Problem to work on
Repeat all the material exactly; pictures stay out of your copy.

Data shown
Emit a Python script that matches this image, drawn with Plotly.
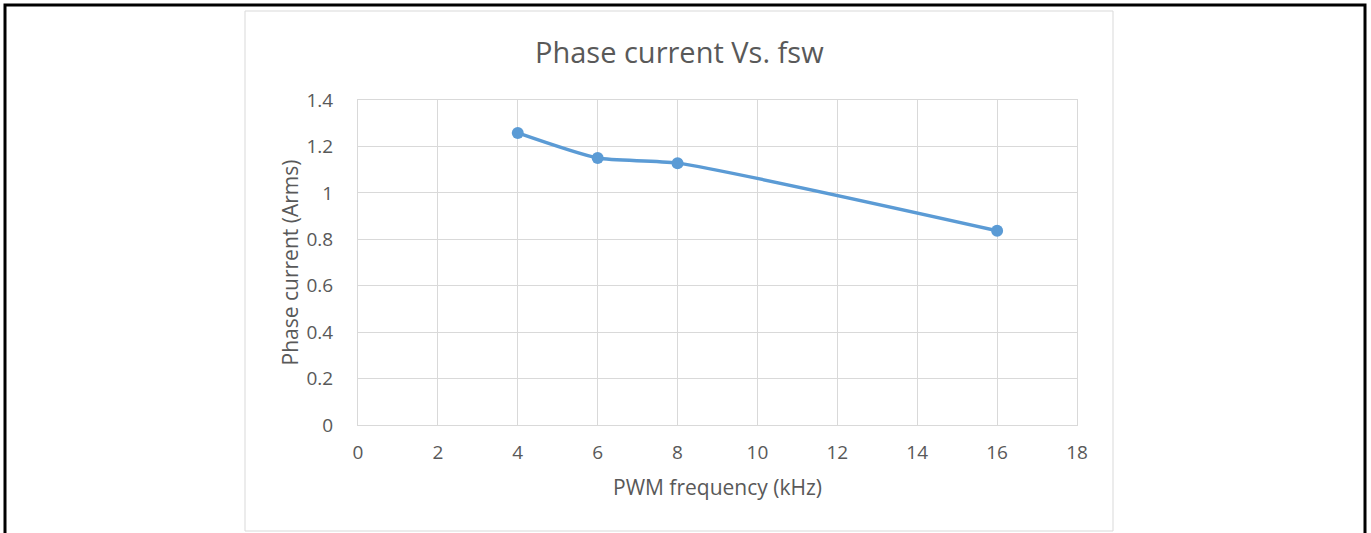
import plotly.graph_objects as go

freq_khz = [4, 6, 8, 16]
phase_current = [1.258, 1.150, 1.128, 0.837]
x_ticks = [0, 2, 4, 6, 8, 10, 12, 14, 16, 18]
y_ticks = [0, 0.2, 0.4, 0.6, 0.8, 1, 1.2, 1.4]
y_labels = ["0", "0.2", "0.4", "0.6", "0.8", "1", "1.2", "1.4"]

W, H = 1371, 533
L, R, T, B = 358, 1077, 100, 425
pw, ph = R - L, B - T

def px(x):
    return (x - L) / pw

def py(y):
    return (B - y) / ph

fig = go.Figure()
fig.add_trace(go.Scatter(
    x=freq_khz, y=phase_current, mode="lines+markers",
    line=dict(color="#5b9bd5", width=3.5, shape="spline", smoothing=0.6),
    marker=dict(color="#5b9bd5", size=12),
    showlegend=False, hoverinfo="x+y",
))

font = "Open Sans, Liberation Sans, sans-serif"
tick_font = dict(family=font, size=19, color="#595959")
title_font = dict(family=font, size=21, color="#595959")

fig.update_layout(
    width=W, height=H,
    margin=dict(l=L, r=W - R, t=T, b=H - B, pad=0),
    paper_bgcolor="white", plot_bgcolor="white",
    xaxis=dict(range=[0, 18], tickvals=x_ticks, ticktext=[str(v) for v in x_ticks],
               showgrid=True, gridcolor="#d9d9d9", gridwidth=1,
               showline=True, linecolor="#d9d9d9", linewidth=1, mirror=True,
               zeroline=False, ticks="", ticklabelstandoff=10, tickfont=tick_font,
               title=dict(text="PWM frequency (kHz)", font=title_font, standoff=16)),
    yaxis=dict(range=[0, 1.4], tickvals=y_ticks, ticktext=y_labels,
               showgrid=True, gridcolor="#d9d9d9", gridwidth=1,
               showline=True, linecolor="#d9d9d9", linewidth=1, mirror=True,
               zeroline=False, ticks="", ticklabelstandoff=20, tickfont=tick_font,
               title=dict(text="Phase current (Arms)", font=title_font, standoff=2)),
    shapes=[
        dict(type="rect", xref="paper", yref="paper",
             x0=px(245), x1=px(1113), y0=py(531), y1=py(11),
             line=dict(color="#d9d9d9", width=1), fillcolor="rgba(0,0,0,0)", layer="below"),
        dict(type="rect", xref="paper", yref="paper",
             x0=px(5), x1=px(1365), y0=py(545), y1=py(5),
             line=dict(color="black", width=3), fillcolor="rgba(0,0,0,0)"),
    ],
    annotations=[
        dict(text="Phase current Vs. fsw", xref="paper", yref="paper",
             x=px(679), y=py(51), xanchor="center", yanchor="middle", showarrow=False,
             font=dict(family=font, size=29, color="#595959")),
    ],
)

fig.write_html("out.html", config={"displayModeBar": False},
               post_script="document.body.style.margin='0';document.body.style.overflow='hidden';")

Solution for this task
Emit a Python script that matches this image, drawn with Plotly.
import plotly.graph_objects as go

freq_khz = [4, 6, 8, 16]
phase_current = [1.258, 1.150, 1.128, 0.837]
x_ticks = [0, 2, 4, 6, 8, 10, 12, 14, 16, 18]
y_ticks = [0, 0.2, 0.4, 0.6, 0.8, 1, 1.2, 1.4]
y_labels = ["0", "0.2", "0.4", "0.6", "0.8", "1", "1.2", "1.4"]

W, H = 1371, 533
L, R, T, B = 358, 1077, 100, 425
pw, ph = R - L, B - T

def px(x):
    return (x - L) / pw

def py(y):
    return (B - y) / ph

fig = go.Figure()
fig.add_trace(go.Scatter(
    x=freq_khz, y=phase_current, mode="lines+markers",
    line=dict(color="#5b9bd5", width=3.5, shape="spline", smoothing=0.6),
    marker=dict(color="#5b9bd5", size=12),
    showlegend=False, hoverinfo="x+y",
))

font = "Open Sans, Liberation Sans, sans-serif"
tick_font = dict(family=font, size=19, color="#595959")
title_font = dict(family=font, size=21, color="#595959")

fig.update_layout(
    width=W, height=H,
    margin=dict(l=L, r=W - R, t=T, b=H - B, pad=0),
    paper_bgcolor="white", plot_bgcolor="white",
    xaxis=dict(range=[0, 18], tickvals=x_ticks, ticktext=[str(v) for v in x_ticks],
               showgrid=True, gridcolor="#d9d9d9", gridwidth=1,
               showline=True, linecolor="#d9d9d9", linewidth=1, mirror=True,
               zeroline=False, ticks="", ticklabelstandoff=10, tickfont=tick_font,
               title=dict(text="PWM frequency (kHz)", font=title_font, standoff=16)),
    yaxis=dict(range=[0, 1.4], tickvals=y_ticks, ticktext=y_labels,
               showgrid=True, gridcolor="#d9d9d9", gridwidth=1,
               showline=True, linecolor="#d9d9d9", linewidth=1, mirror=True,
               zeroline=False, ticks="", ticklabelstandoff=20, tickfont=tick_font,
               title=dict(text="Phase current (Arms)", font=title_font, standoff=2)),
    shapes=[
        dict(type="rect", xref="paper", yref="paper",
             x0=px(245), x1=px(1113), y0=py(531), y1=py(11),
             line=dict(color="#d9d9d9", width=1), fillcolor="rgba(0,0,0,0)", layer="below"),
        dict(type="rect", xref="paper", yref="paper",
             x0=px(5), x1=px(1365), y0=py(545), y1=py(5),
             line=dict(color="black", width=3), fillcolor="rgba(0,0,0,0)"),
    ],
    annotations=[
        dict(text="Phase current Vs. fsw", xref="paper", yref="paper",
             x=px(679), y=py(51), xanchor="center", yanchor="middle", showarrow=False,
             font=dict(family=font, size=29, color="#595959")),
    ],
)

fig.write_html("out.html", config={"displayModeBar": False},
               post_script="document.body.style.margin='0';document.body.style.overflow='hidden';")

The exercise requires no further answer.